(begin)

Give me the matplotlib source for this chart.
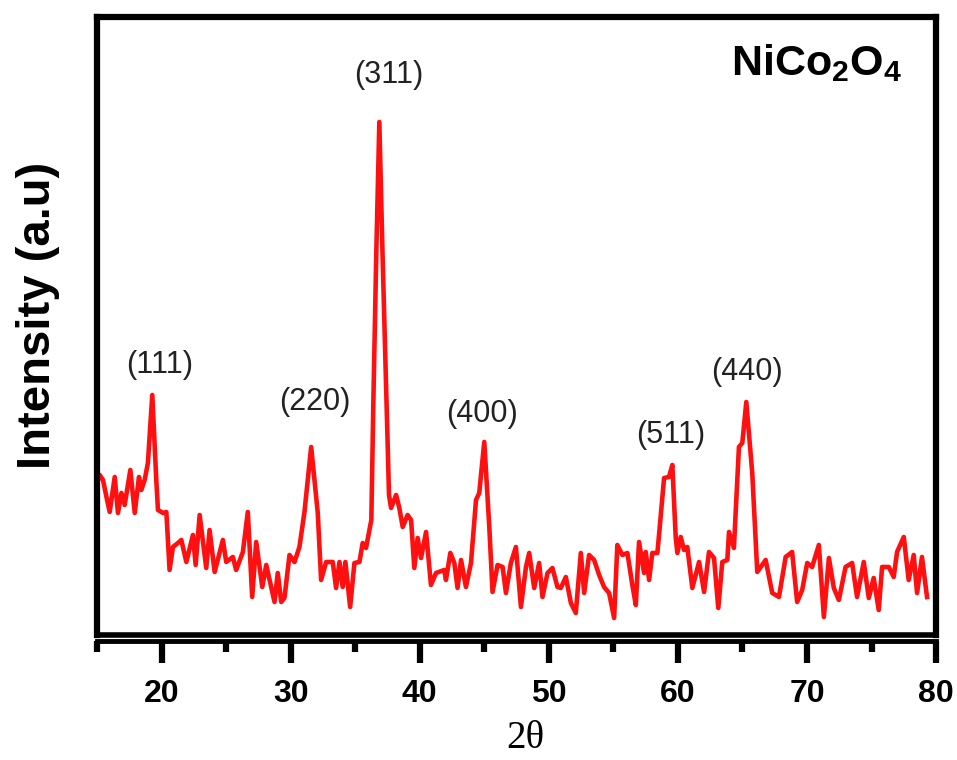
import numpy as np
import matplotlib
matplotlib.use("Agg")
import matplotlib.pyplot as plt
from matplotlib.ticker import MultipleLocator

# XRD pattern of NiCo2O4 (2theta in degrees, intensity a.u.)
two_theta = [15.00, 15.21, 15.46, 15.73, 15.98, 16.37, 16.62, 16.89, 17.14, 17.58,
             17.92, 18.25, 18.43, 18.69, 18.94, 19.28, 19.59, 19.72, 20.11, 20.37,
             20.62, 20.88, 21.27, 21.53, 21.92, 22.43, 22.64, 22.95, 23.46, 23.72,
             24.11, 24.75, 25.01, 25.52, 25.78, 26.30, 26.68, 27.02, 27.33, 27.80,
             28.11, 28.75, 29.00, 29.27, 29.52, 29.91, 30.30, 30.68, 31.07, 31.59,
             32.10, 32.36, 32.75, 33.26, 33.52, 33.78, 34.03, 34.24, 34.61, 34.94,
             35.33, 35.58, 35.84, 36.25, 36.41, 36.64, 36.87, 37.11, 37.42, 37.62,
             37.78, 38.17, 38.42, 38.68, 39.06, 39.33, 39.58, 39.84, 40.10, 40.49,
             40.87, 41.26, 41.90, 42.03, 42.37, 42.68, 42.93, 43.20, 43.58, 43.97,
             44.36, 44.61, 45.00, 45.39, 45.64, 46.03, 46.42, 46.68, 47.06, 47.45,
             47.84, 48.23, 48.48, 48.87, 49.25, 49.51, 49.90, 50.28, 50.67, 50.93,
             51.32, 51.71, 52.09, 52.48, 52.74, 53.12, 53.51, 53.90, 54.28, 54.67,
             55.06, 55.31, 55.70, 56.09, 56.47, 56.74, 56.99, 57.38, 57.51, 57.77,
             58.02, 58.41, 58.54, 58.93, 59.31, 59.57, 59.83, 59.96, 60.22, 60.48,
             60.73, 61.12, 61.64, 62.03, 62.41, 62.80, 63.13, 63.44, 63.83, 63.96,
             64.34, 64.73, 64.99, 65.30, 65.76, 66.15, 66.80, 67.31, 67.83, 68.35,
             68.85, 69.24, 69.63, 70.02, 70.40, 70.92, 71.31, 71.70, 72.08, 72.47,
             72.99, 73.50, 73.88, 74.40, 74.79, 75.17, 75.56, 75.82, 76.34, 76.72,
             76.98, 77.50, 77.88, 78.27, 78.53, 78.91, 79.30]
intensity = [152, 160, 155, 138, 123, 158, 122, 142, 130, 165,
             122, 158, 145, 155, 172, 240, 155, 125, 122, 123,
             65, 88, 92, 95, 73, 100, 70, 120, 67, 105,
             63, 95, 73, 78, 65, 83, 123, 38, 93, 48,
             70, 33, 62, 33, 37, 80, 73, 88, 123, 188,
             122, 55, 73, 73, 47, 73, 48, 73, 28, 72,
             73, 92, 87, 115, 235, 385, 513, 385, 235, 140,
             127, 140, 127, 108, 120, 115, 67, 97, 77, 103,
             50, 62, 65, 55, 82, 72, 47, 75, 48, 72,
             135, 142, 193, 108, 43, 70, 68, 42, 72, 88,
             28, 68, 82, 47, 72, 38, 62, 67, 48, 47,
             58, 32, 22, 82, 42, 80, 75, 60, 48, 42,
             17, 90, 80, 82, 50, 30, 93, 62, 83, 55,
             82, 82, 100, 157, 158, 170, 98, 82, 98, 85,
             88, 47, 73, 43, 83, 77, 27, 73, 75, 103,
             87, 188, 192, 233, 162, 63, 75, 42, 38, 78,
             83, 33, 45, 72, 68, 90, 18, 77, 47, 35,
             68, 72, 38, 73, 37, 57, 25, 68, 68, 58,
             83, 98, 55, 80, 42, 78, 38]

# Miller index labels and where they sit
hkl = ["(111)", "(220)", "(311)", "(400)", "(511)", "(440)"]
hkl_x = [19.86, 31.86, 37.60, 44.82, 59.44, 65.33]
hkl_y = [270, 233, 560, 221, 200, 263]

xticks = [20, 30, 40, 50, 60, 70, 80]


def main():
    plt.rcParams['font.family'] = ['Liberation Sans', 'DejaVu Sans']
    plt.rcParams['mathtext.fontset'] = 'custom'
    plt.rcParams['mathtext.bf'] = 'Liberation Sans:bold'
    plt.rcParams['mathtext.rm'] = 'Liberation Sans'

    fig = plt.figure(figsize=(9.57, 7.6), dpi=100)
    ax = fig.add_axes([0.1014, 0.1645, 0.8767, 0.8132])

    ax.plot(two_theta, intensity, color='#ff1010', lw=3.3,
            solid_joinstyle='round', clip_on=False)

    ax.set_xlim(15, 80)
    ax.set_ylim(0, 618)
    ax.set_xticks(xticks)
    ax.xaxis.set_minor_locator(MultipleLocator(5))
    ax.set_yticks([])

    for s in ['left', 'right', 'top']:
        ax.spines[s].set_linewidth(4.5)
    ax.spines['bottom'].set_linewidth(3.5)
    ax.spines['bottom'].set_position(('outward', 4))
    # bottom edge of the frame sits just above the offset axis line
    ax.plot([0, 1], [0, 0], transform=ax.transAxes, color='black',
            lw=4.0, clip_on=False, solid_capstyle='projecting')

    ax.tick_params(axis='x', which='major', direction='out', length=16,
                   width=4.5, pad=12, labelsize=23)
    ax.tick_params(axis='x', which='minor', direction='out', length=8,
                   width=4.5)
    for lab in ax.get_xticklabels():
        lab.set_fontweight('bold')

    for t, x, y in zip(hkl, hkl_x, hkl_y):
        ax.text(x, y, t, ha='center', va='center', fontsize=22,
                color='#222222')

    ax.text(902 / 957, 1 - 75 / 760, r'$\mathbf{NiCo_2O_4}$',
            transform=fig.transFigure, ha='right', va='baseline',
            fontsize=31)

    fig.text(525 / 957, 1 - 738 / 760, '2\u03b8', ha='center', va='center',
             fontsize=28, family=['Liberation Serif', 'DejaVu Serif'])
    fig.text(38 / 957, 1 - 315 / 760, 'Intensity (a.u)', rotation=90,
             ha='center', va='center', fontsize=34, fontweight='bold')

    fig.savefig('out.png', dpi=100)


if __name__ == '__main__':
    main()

(end)

- [REQUIRED WORK]: Leave out the pictures and restate, word for word, the lines from the top of the data through the line containing "from matplotlib.ticker import MultipleLocator", both included.

- [SOLVED PROBLEM]:
Give me the matplotlib source for this chart.
import numpy as np
import matplotlib
matplotlib.use("Agg")
import matplotlib.pyplot as plt
from matplotlib.ticker import MultipleLocator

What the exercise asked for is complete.